Contraction in SR vs GR I've always had a bit of fuzziness concerning relativistic contraction which I will try to put into words.
Iiuc in SR, moving objects contract in the direction of their travel, as measured by rulers at rest w.r.t. said objects. A traveling ruler when compared to the static one will appear shorter, and if we imagine a set of clocks in the moving frame spaced 1m apart in that frame, they will appear closer together in the rest frame. Thus in SR objects contract and if we take the spaced clocks as a metric then the moving frame is entirely contracted as well. To observers traveling in the moving frame however everything appears 'normal', with no contraction.
But in GR iiuc it is only space, and not objects, that contracts in the presence of a $g$-field. A ruler in the presence of (for instance) a constant $g$-field will not contract as compared to the same ruler when not in the $g$-field. But a set of meter-spaced clocks in a region of no $g$-field, will be closer together when in the presence of a $g$-field, as measured by the (non-contracting) ruler in the same g-field.
If objects were also contracted in GR, then (for instance) its hard for me to understand how LIGO could work, since the light between the mirrors would get squished just as much as the space between the mirrors was squished, and you wouldn't be able to measure any effect.
Have I got this right?
 A: You are muddling two different issues I think.

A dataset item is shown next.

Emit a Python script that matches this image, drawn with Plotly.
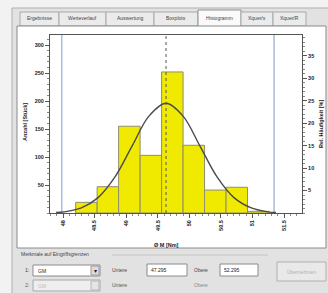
import plotly.graph_objects as go

W, H = 328, 293

# ---------------- data ----------------
bin_centers = [48.37, 48.71, 49.05, 49.39, 49.73, 50.07, 50.41, 50.75, 51.09]
counts = [19, 47, 155, 103, 252, 121, 41, 46, 3]
bin_width = 0.34

curve_x = [47.89, 48.02, 48.29, 48.55, 48.82, 49.09, 49.36, 49.63,
           49.90, 50.17, 50.44, 50.71, 50.98, 51.24, 51.37]
curve_y = [1, 2, 9, 27, 64, 119, 173, 196, 173, 119, 64, 27, 9, 2, 1]

lower_limit = 47.98
upper_limit = 51.34
center_value = 49.63

x_tickvals = [48.0, 48.5, 49.0, 49.5, 50.0, 50.5, 51.0, 51.5]
x_ticktext = ["48", "48.5", "49", "49.5", "50", "50.5", "51", "51.5"]
y_tickvals = [50, 100, 150, 200, 250, 300]
y2_tickvals = [5, 10, 15, 20, 25, 30, 35]

tab_names = ["Ergebnisse", "Werteverlauf", "Auswertung", "Boxplots",
             "Histogramm", "Xquer/s", "Xquer/R"]
tab_edges = [20, 59, 106, 154, 198, 241, 273, 306]
selected_tab = "Histogramm"

lower_text = "47.295"
upper_text = "52.295"

# ---------------- helpers ----------------
def fx(p):
    return p / W


def fy(p):
    return 1 - p / H


FONT = "Liberation Sans, Arial, sans-serif"
shapes = []
annotations = []


def rect(x0, y0, x1, y1, fill, line="#a0a0a0", lw=1):
    shapes.append(dict(type="rect", xref="paper", yref="paper",
                       x0=fx(x0), x1=fx(x1), y0=fy(y1), y1=fy(y0),
                       fillcolor=fill, line=dict(color=line, width=lw),
                       layer="below"))


def text(x, y, s, size=5.5, color="#333", anchor="left", bold=False, angle=0):
    annotations.append(dict(xref="paper", yref="paper", x=fx(x), y=fy(y),
                            text=s, showarrow=False, xanchor=anchor,
                            yanchor="middle", textangle=angle,
                            font=dict(family=FONT, size=size, color=color,
                                      weight="bold" if bold else "normal")))


# window background
rect(12, 8, 330, 295, "#e2e2e2", "#b0b0b0")
# tabs
for name, a, b in zip(tab_names, tab_edges[:-1], tab_edges[1:]):
    if name == selected_tab:
        rect(a, 10, b, 27, "#fafafa", "#909090")
    else:
        rect(a, 12, b, 26, "#ebebeb", "#a8a8a8")
    text((a + b) / 2, 18.5, name, size=5, color="#444", anchor="center")
# white chart panel
rect(17, 26, 326, 248, "#ffffff", "#8a8a8a")

# bottom controls
text(19, 254, "Merkmale auf Eingriffsgrenzen", size=5, color="#444")
shapes.append(dict(type="line", xref="paper", yref="paper",
                   x0=fx(112), x1=fx(268), y0=fy(255), y1=fy(255),
                   line=dict(color="#c4c4c4", width=1), layer="below"))
text(23, 270, "1:", size=5.5, color="#444")
rect(33, 265, 100, 276, "#ffffff", "#8a8a8a")
rect(91, 266, 99, 275, "#dcdcdc", "#9a9a9a")
text(95, 270.5, "▾", size=6, color="#222", anchor="center")
text(36, 270.5, "GM", size=5, color="#222")
text(110, 270, "Untere", size=5, color="#444")
rect(147, 264, 187, 276, "#ffffff", "#8a8a8a")
text(149, 270, lower_text, size=5, color="#222")
text(192, 270, "Obere", size=5, color="#444")
rect(220, 264, 258, 276, "#ffffff", "#8a8a8a")
text(222, 270, upper_text, size=5, color="#222")
rect(277, 262, 326, 281, "#e9e9e9", "#b0b0b0")
text(301.5, 271.5, "Übernehmen", size=5, color="#b0b0b0", anchor="center")
text(23, 285, "2:", size=5.5, color="#666")
rect(33, 280, 100, 291, "#eeeeee", "#a8a8a8")
rect(91, 281, 99, 290, "#e4e4e4", "#b8b8b8")
text(36, 285.5, "GM", size=5, color="#bbbbbb")
text(110, 285, "Untere", size=5, color="#555")
text(192, 285, "Obere", size=5, color="#888")

# axis titles
text(25, 122, "Anzahl [Stück]", size=5.5, color="#222", anchor="center",
     bold=True, angle=-90)
text(321, 124, "Rel. Häufigkeit [%]", size=5.5, color="#222", anchor="center",
     bold=True, angle=-90)
text(166, 245, "Ø M [Nm]", size=5.5, color="#222", anchor="center", bold=True)

# ---------------- figure ----------------
fig = go.Figure()
fig.add_trace(go.Bar(x=bin_centers, y=counts, width=bin_width,
                     marker=dict(color="#f0e900",
                                 line=dict(color="#8e8e70", width=1)),
                     hoverinfo="skip", showlegend=False))
fig.add_trace(go.Scatter(x=curve_x, y=curve_y, mode="lines",
                         line=dict(color="#4a4a4a", width=1.4,
                                   shape="spline", smoothing=1.0),
                         hoverinfo="skip", showlegend=False))
fig.add_trace(go.Scatter(x=[bin_centers[0]], y=[0], yaxis="y2", mode="markers",
                         marker=dict(opacity=0), hoverinfo="skip",
                         showlegend=False))

# limit lines and center line
for v in (lower_limit, upper_limit):
    shapes.append(dict(type="line", xref="x", yref="y domain", x0=v, x1=v,
                       y0=0, y1=1, line=dict(color="#aebfdc", width=1.6),
                       layer="below"))
shapes.append(dict(type="line", xref="x", yref="y domain",
                   x0=center_value, x1=center_value, y0=0, y1=1,
                   line=dict(color="#555555", width=1, dash="dot"),
                   layer="above"))

tickfont = dict(family=FONT, size=5.5, color="#222", weight="bold")
axcol = "#555555"

fig.update_layout(
    width=W, height=H,
    margin=dict(l=0, r=0, t=0, b=0),
    paper_bgcolor="#f2f2f2",
    plot_bgcolor="rgba(0,0,0,0)",
    bargap=0,
    hovermode=False,
    shapes=shapes,
    annotations=annotations,
    xaxis=dict(domain=[fx(50), fx(302)], range=[47.794, 51.782],
               tickmode="array", tickvals=x_tickvals, ticktext=x_ticktext,
               tickangle=-90, tickfont=tickfont, ticks="outside",
               ticklen=4, tickcolor=axcol, showgrid=False, zeroline=False,
               showline=True, linecolor=axcol, linewidth=1, mirror=True,
               minor=dict(ticks="outside", dtick=0.1, ticklen=2,
                          tickcolor="#888", showgrid=False)),
    yaxis=dict(domain=[fy(213), fy(35)], range=[0, 318],
               tickmode="array", tickvals=y_tickvals, tickfont=tickfont,
               ticks="outside", ticklen=4, tickcolor=axcol, showgrid=False,
               zeroline=False, showline=True, linecolor=axcol, linewidth=1,
               minor=dict(ticks="outside", dtick=10, ticklen=2,
                          tickcolor="#888", showgrid=False)),
    yaxis2=dict(overlaying="y", side="right", anchor="x", range=[0, 39.6],
                tickmode="array", tickvals=y2_tickvals, tickfont=tickfont,
                ticks="outside", ticklen=4, tickcolor=axcol, showgrid=False,
                zeroline=False, showline=True, linecolor=axcol, linewidth=1,
                minor=dict(ticks="outside", dtick=1, ticklen=2,
                           tickcolor="#888", showgrid=False)),
)

fig.write_html("out.html",
               config={"displayModeBar": False, "staticPlot": True},
               post_script="document.body.style.margin='0px';"
                           "document.body.style.overflow='hidden';")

All of SR appears also in GR.
If you have a pair of parallel lines (such as the worldlines of the ends of an object of fixed proper length and constant velocity) then the distance from a point on the first straight line to a point on the second straight line parallel will depend on which points you pick. The contraction called Lorentz contraction is closely connected to this fact. The quantity called by us the "length" of the object is the distance between between events on the two worldlines that are simultaneous in the reference frame in which the length is being given. This distance comes out longest in the frame where the object is at rest.  All this applies equally well to GR as to SR. The only new feature here in GR is that you must also allow for curvature effects when the distances involved are not small compared to the local radii of curvature of spacetime.
Now let's consider gravitational waves and detectors such as LIGO and VIRGO.
The mirrors in these interferometers are constrained in the vertical direction but not in horizonal direction. In the horizontal direction they are in free-fall. That is, there is no horizontal force on the mirrors except for gravity (if you want to call gravity a force, which you do not have to do).
When a gravitational wave passes by, the proper distance between the freely-falling mirrors oscillates. This is not Lorentz contraction; it is owing to spacetime curvature. An ordinary ruler, or the steel vacuum tubes which define the arms of the interferometer, will also have all its particles pushed a little together and then apart in an oscillatory motion as the wave passes by. However this gravitational squeezing and stretching involves tiny forces, so the lengths of the tubes (and of any ordinary ruler made of a stiff material such as steel) do not change except by an amount very much smaller than the amount by which the distance between the mirrors changes. Therefore the net effect is that the mirrors move relative to the steel tubes.
If there were an observer passing by Earth at high speed, then they would find that the lengths of the interferometer arms have the Lorentz contraction associated with the relative motion of observer and Earth. This contraction is purely to do with directions in spacetime and it is irrespective of whether there is any gravitational wave passing by. When a wave comes along, such an observer agrees that the mirrors move relative to the tubes. This motion is owing to the tidal force of gravity which is present when the gravitation is not uniform, and in the case of a wave the tidal force oscillates.
A: Laser light is already relativistically contracted with respect to LIGO. Therefore, its contraction is not phase-locked to the apparatus reference frame sensing gravity waves of much longer wavelength.